Currently, no. During the early consultation, CSV was proposed; however, the respondents expressed concerns that a CSV file upload "would be an additional compliance cost passed on to creditors".
It was also felt that CSV was “a simple file format that relies on the data being in exactly the right layout, and is difficult to verify, which could increase the risk of error when exporting/importing the data for the Registrar’s statistical analysis purposes”. It was suggested that we develop web-based forms, as this would provide a simpler reporting method for practitioners, and enable them to check their information before submitting.
Will a New Zealand practitioner be able to practise in Australia?

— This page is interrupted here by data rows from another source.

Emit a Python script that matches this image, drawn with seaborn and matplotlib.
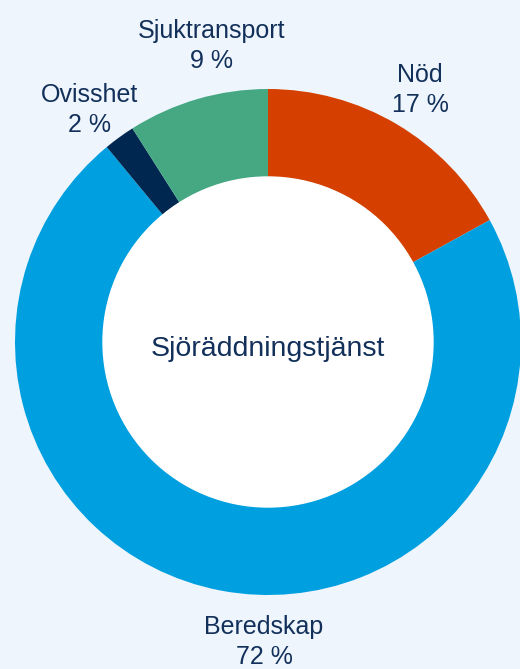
import matplotlib
matplotlib.use('Agg')

import matplotlib.pyplot as plt
import seaborn as sns

# Data (clockwise from the top)
categories = ['Nöd', 'Beredskap', 'Ovisshet', 'Sjuktransport']
shares = [17, 72, 2, 9]
colors = ['#D54000', '#009FDF', '#00274F', '#45A883']
center_title = 'Sjöräddningstjänst'

sns.set_style("white")
plt.rcParams['font.family'] = ['Liberation Sans', 'DejaVu Sans']

BG = '#EEF5FC'
TXT = '#12305A'
W, H = 520, 669

fig = plt.figure(figsize=(W / 100, H / 100), dpi=100)
fig.patch.set_facecolor(BG)
ax = fig.add_axes([0, 0, 1, 1])
ax.set_facecolor(BG)

# pixel-like coordinate frame
cx, cy, r = 268, H - 342, 253
wedges, _ = ax.pie(
    shares,
    colors=sns.color_palette(colors),
    startangle=90,
    counterclock=False,
    center=(cx, cy),
    radius=r,
    wedgeprops=dict(width=88, linewidth=0),
)
ax.add_patch(plt.Circle((cx, cy), r - 88, color='white', zorder=3))
ax.set_xlim(0, W)
ax.set_ylim(0, H)
ax.set_aspect('equal')
ax.axis('off')

# label positions (px from top-left)
label_pos = {
    'Nöd': (420, 90),
    'Beredskap': (264, 642),
    'Ovisshet': (89, 110),
    'Sjuktransport': (212, 46),
}
for name, val in zip(categories, shares):
    x, y = label_pos[name]
    ax.text(x, H - y, f'{name}\n{val} %', ha='center', va='center',
            fontsize=18, color=TXT, linespacing=1.35, zorder=4)

ax.text(cx, H - 349, center_title, ha='center', va='center', fontsize=20.5,
        color=TXT, zorder=4)

plt.savefig('out.png', dpi=100, facecolor=BG)
plt.close(fig)
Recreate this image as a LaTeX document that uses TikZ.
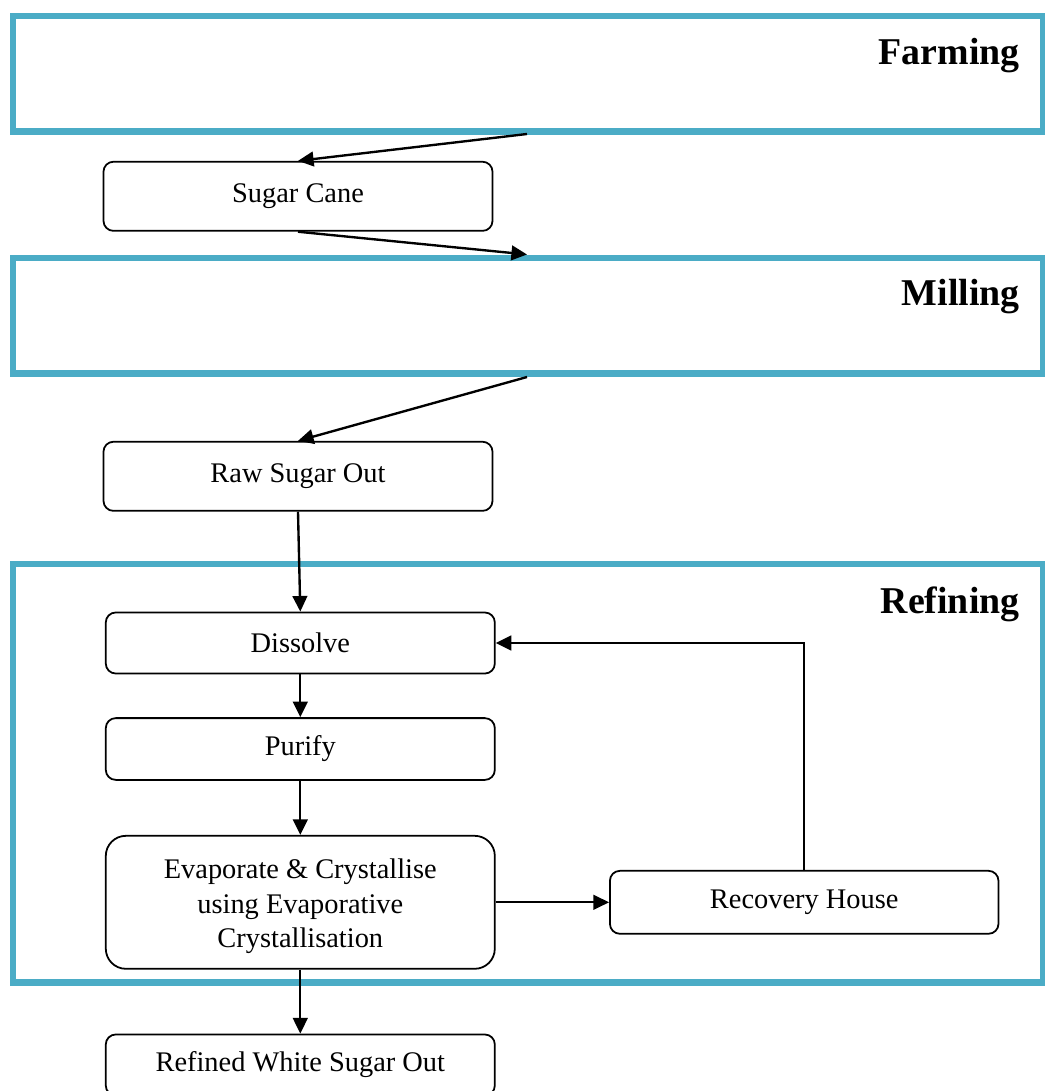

Yes. In accordance with the Trans-Tasman Mutual Recognition Arrangement and associated state legislation, licensed New Zealand practitioners should be able to practise in Australia once they’ve applied for and been granted registration with the Australian regulator (ASIC) and meeting relevant ongoing requirements.
Can a practitioner claim remuneration for investigating and reporting? Will a practitioner be required to investigate and report if there are no remaining assets to fund that remuneration?
We have sought NZICA's and RITANZ's views on this. It would not be good practice to charge separately for doing this. Any compliance obligations relating to the appointment should be taken into account in the underlying fee structure.
Is there a new timeframe in which companies already undergoing liquidation through a high court-appointed must complete the liquidation process?
Schedule 1, clause 5 of the Insolvency Practitioners Regulations 2020 includes transitional provisions allowing non-licensed liquidators to complete insolvency engagements accepted prior to 1 September 2020. These must, however, be completed by the end of 1 September 2021. This transitional period is intended to allow liquidators that do not wish to become licensed, to complete or transfer existing liquidations. Those relying on this transitional period must:
- complete all liquidation engagements by the end of 1 September 2021; or
- resign as liquidator; or
- transfer liquidation engagements to a licensed insolvency practitioner; or
- obtain a licence to act as an insolvency practitioner.